There are a lot of questions bundled up in these two code snippets but I'll bullet out the ones I care about the most:
In the statement a=5,b=9; is that , functioning as a separator or an operator? I've read that in initialization statements, commas function as separators. However, given my understanding of what a comma operator would do, I feel like classifying this comma as an operator makes sense as well.
Why is int a, int b not allowed? If the comma was allowed to behave as an operator, then certainly this would make sense, right? int a would be evaluated first and it would have the side effect of labeling some place in memory with the identifier of a and then int b would be processed in a similar way. Therefore, it seems as though the compiler does not want to alter the interpretation of the , in this case (i.e. it only ever wants to think of it as a separator).
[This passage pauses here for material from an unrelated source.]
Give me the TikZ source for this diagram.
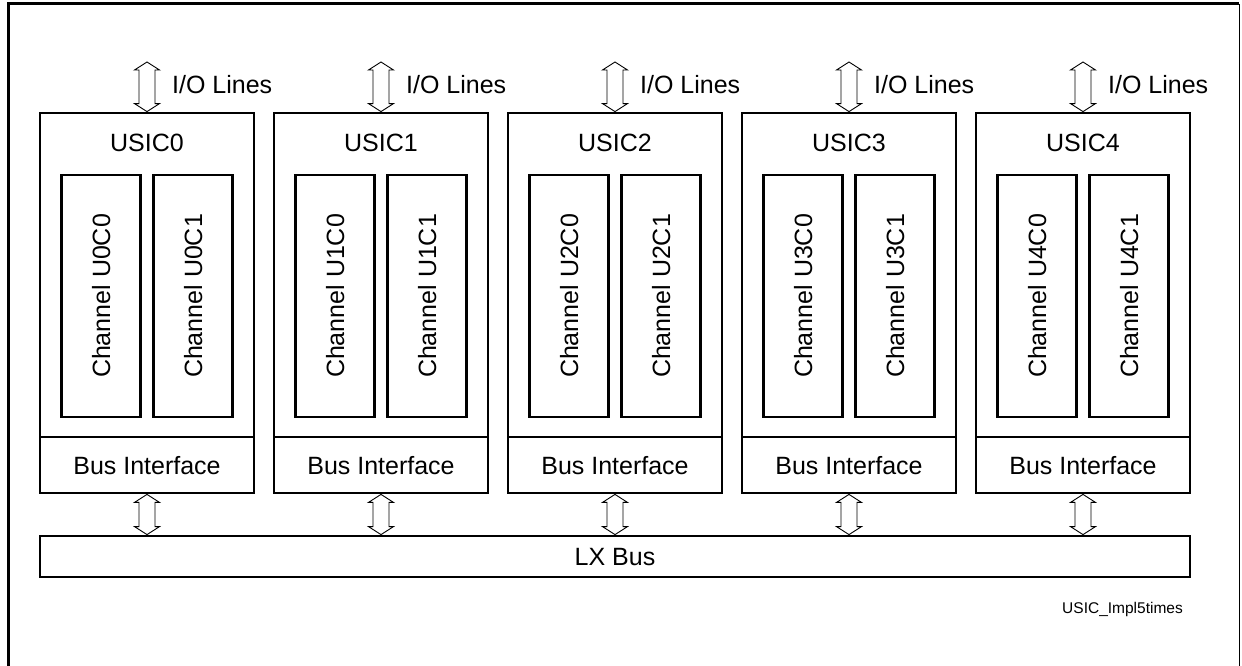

An explanation would be greatly appreciated! Thanks~
The declaration in C is defined (in particularly) like
declaration:
declaration-specifiers init-declarator-list ;
where the term init-declarator-list is defined like
init-declarator-list:
init-declarator
init-declarator-list , init-declarator
So in the first program in this declaration
int a, b;
there is no comma operator. The comma is used to separate init-declarators in the init-declarator-list.
This statement
a = 5, b=9;
is indeed a statement with the comma operator expression.
This statement
printf("a = %d \n",a) , printf("b = %d \n",b);
is also a statement with the comma operator expression.
This declaration in the second program is incorrect
int a, int b;
because the declaration specifier int is used inside the init-declarator-list.
As for the comma operator then according to the C Standard (6.5.17 Comma operator)
2 The left operand of a comma operator is evaluated as a void expression; there is a sequence point between its evaluation and that of the right operand. Then the right operand is evaluated; the result has its type and value
You can use the comma operator as an initializer of a variable for example like
int a = 10, b = 20;
int c = ( a++, b++, a + b );
The variable c will be initialized by the value 32.
Here is a demonstrative program.
#include <stdio.h>
int main(void)
{
int a = 10, b = 20;
printf( "a = %d, b = %d\n", a, b );
int c = ( a++, b++, a + b );
printf( "a = %d, b = %d, c = %d\n", a, b, c );
return 0;
}
Its output is
a = 10, b = 20
a = 11, b = 21, c = 32